“Procesión” es el nombre mejor que puede darse a estos rituales de la Semana Santa. Viene de “proceder”. En teología trinitaria se aplica a acciones que, partiendo de Dios, en Dios quedan, como el Hijo, o Lógos, que viene de Él y queda en Él, y como el Espíritu, que viene de los dos y también queda en la sustancia divina.

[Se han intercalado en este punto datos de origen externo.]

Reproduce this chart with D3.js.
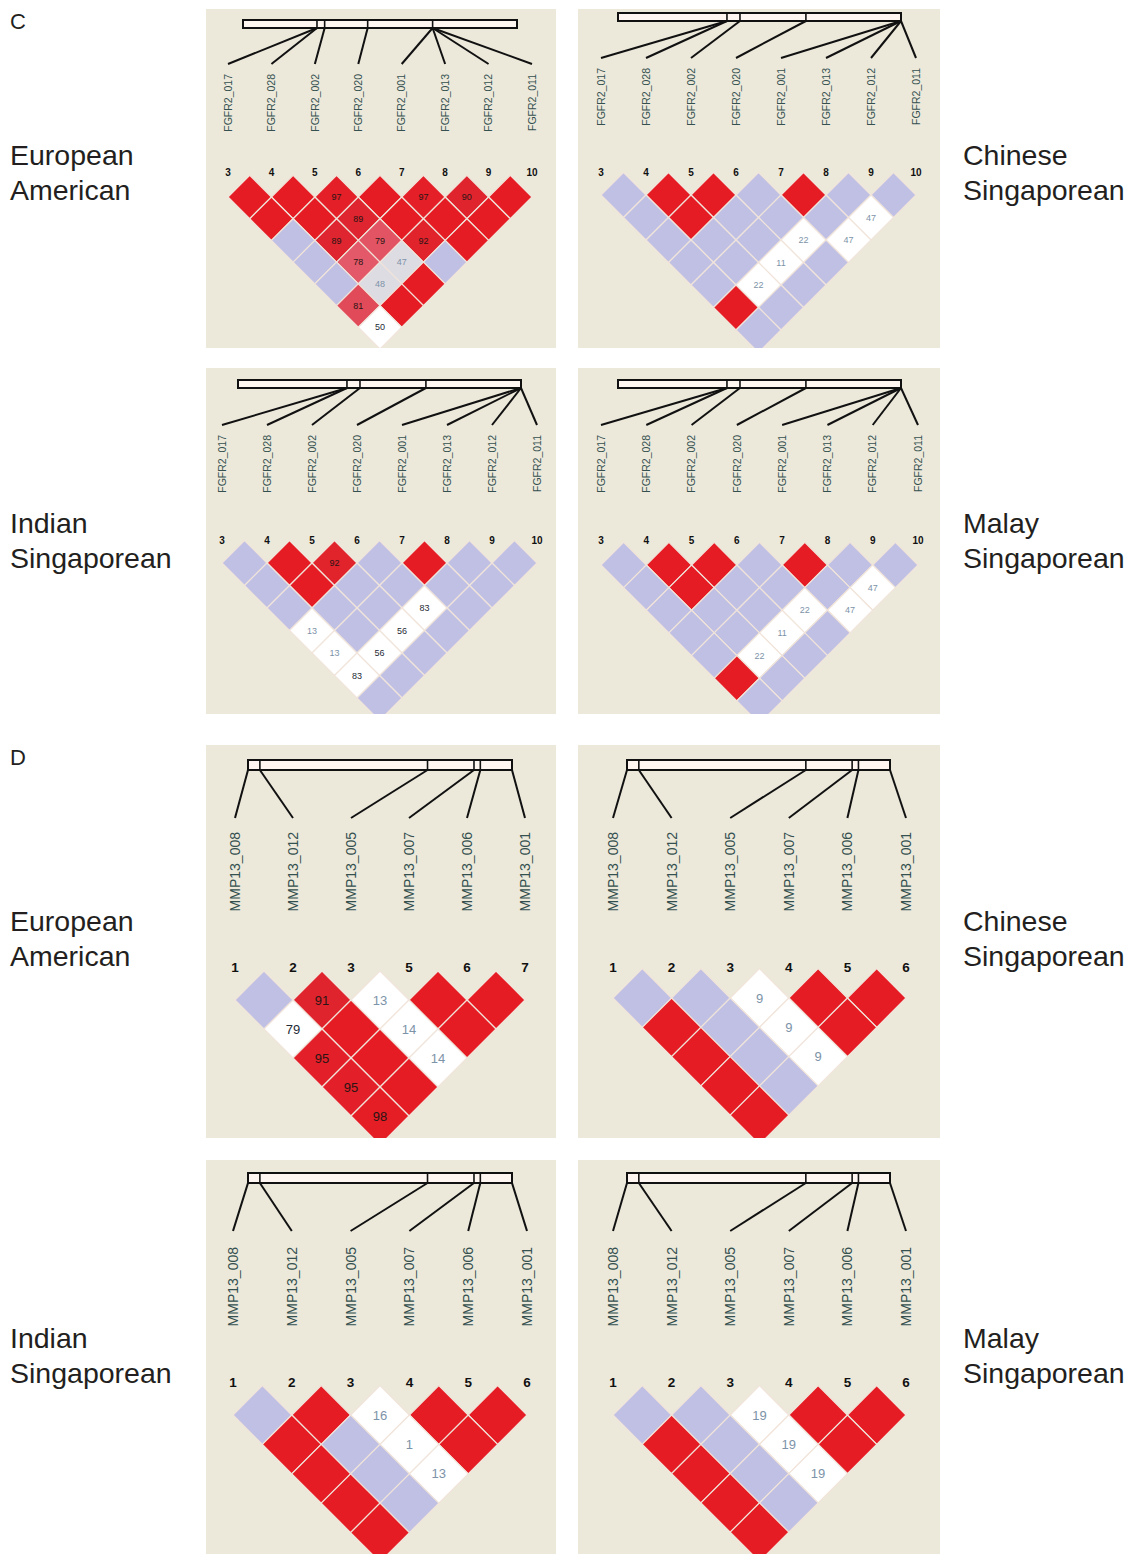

Una procesión de Semana Santa procura imitar a la Trinidad a su manera sensible, no intelectual. También imita el nacimiento y muerte de Cristo. Y los nuestros, por la fe. Una procesión sale de un templo, casi siempre por una angosta apertura que pone a prueba la habilidad de los costaleros, como si recordara el parto, y vuelve a él. Es el renacer, pieza fundamental de la actitud religiosa. Así se consuma y cumple la procesión. Luego queda la esperanza de salir del sepulcro.
Una procesión es exaltación de los sentidos por el colorido, la música, los olores, las vestimentas de los cofrades, las imágenes santas que ellos llevan a desfilar por largas avenidas, por calles estrechas del casco viejo, por calles anchas del nuevo, en un ritual del que participa toda la comunidad, tanto la creyente como la no creyente. Esto es, en compendio, una procesión de Semana Santa. Todo es sentir. El intelecto queda en suspenso. La ciudad toda se convierte en templo para escenificar la pasión, muerte y resurrección del Salvador en una obra de arte total, porque el arte antecede, acompaña y señala el camino hacia la espiritualidad. De hecho, las imágenes más seguidas, veneradas y admiradas son las de mayor alcance estético.
Es un camino circular religioso y también cívico, pues involucra a las autoridades políticas. Todo deviene sagrado en la espacio de la ciudad y el tiempo que duran las celebraciones. El orden no visible de la realidad, el más real, se hace visible en la barroca simbología religiosa, proclamación de la necesidad de ajustarse armoniosamente a él.